The city is congratulating itself publicly for its concern to replace the old lamp with a perfect replica, made from the mold (1860’s vintage) at the foundry in Mantova which had made the original lamp. I too congratulate them. I also wonder whatever happened to the lamp that was there until 2009, but there must be a sort of “don’t ask, don’t tell” injunction on that question. Works of art and history get lost in warehouses all the time. Cut up, sold, melted down, and so on.
In case you might wonder how this feat is being accomplished by a municipality which has made a cult of having no money, it’s being paid for by a group of companies which supply public lighting.
So is this the last we’ll ever see of the eight-foot stripling? Maybe not. The city has only said that “Its future at the moment is uncertain. The sculpture could find a new space in Venice, but might also leave the city.”
I’m seriously considering planning a going-away party for the little guy. It would be like a baby shower — we could all give him clothes. Underpants. Shearling coats. Collegiate hoodies. Compression running tights. Mukluks.
If I ever hear of a reason why this decision was made, I’ll pass it along. Of course, you don’t get to be a billionaire by explaining why you do things.

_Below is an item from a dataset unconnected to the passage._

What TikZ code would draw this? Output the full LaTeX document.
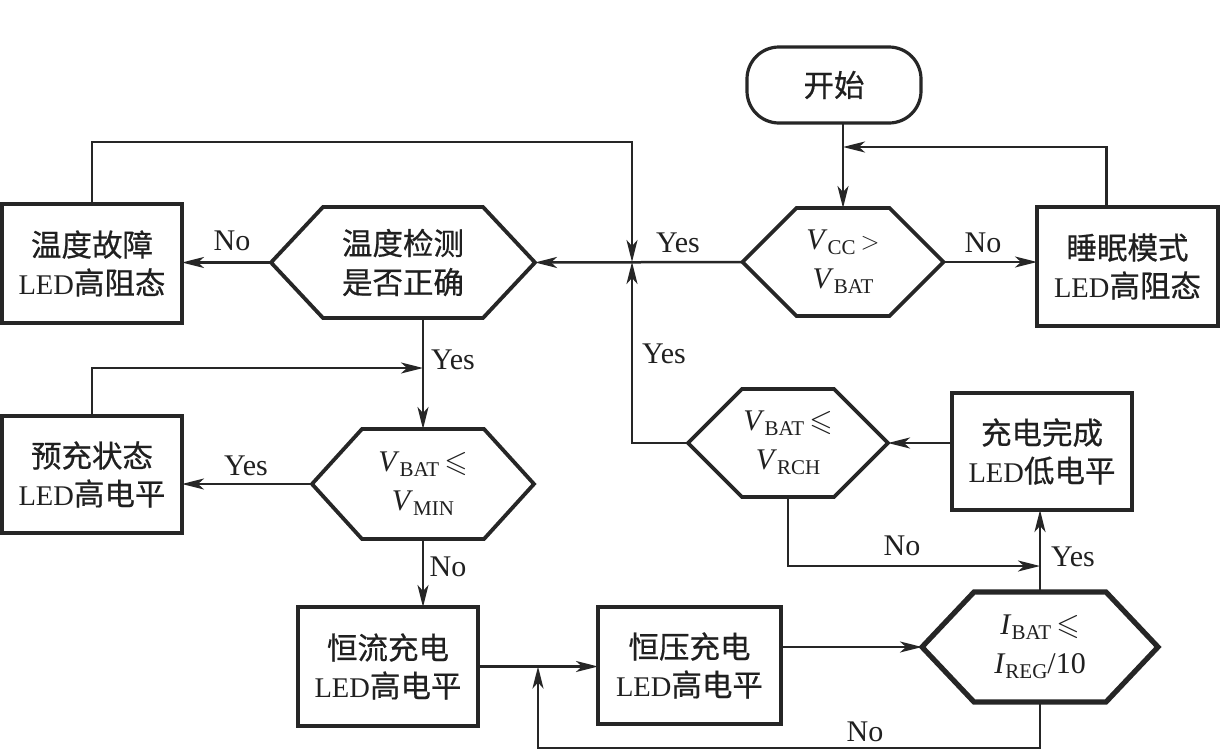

For now, I’m filing it under “The Fullness of Time.”
Update from the innards of the hapless marine creatures who keep us alive.
You may recall my heartfelt ode to the fish inside the fish which will never see daylight again (either one of them). Evidently this ode is going to have to be put on a continuous loop.
Lino was cleaning some hyper-fresh seppie not long ago, and I heard the clarion call from the kitchen: “Hey, look at this.”
One seppia’s last hors d’oeuvre was a minuscule sole.
Then there was the day we bought a batch of moli, as they’re called here, otherwise known as blue whiting, or Melu’ or Micromesistius poutassou.
They’d been having a real feed, wherever they’d just been.
I suppose I’ll have to stop this now. It’s no news that smaller fish are eaten by bigger fish. It’s just that… I don’t know. Maybe it’s because they’re swallowed whole. But then again, would I expect them to be ground to paste and spread on crackers?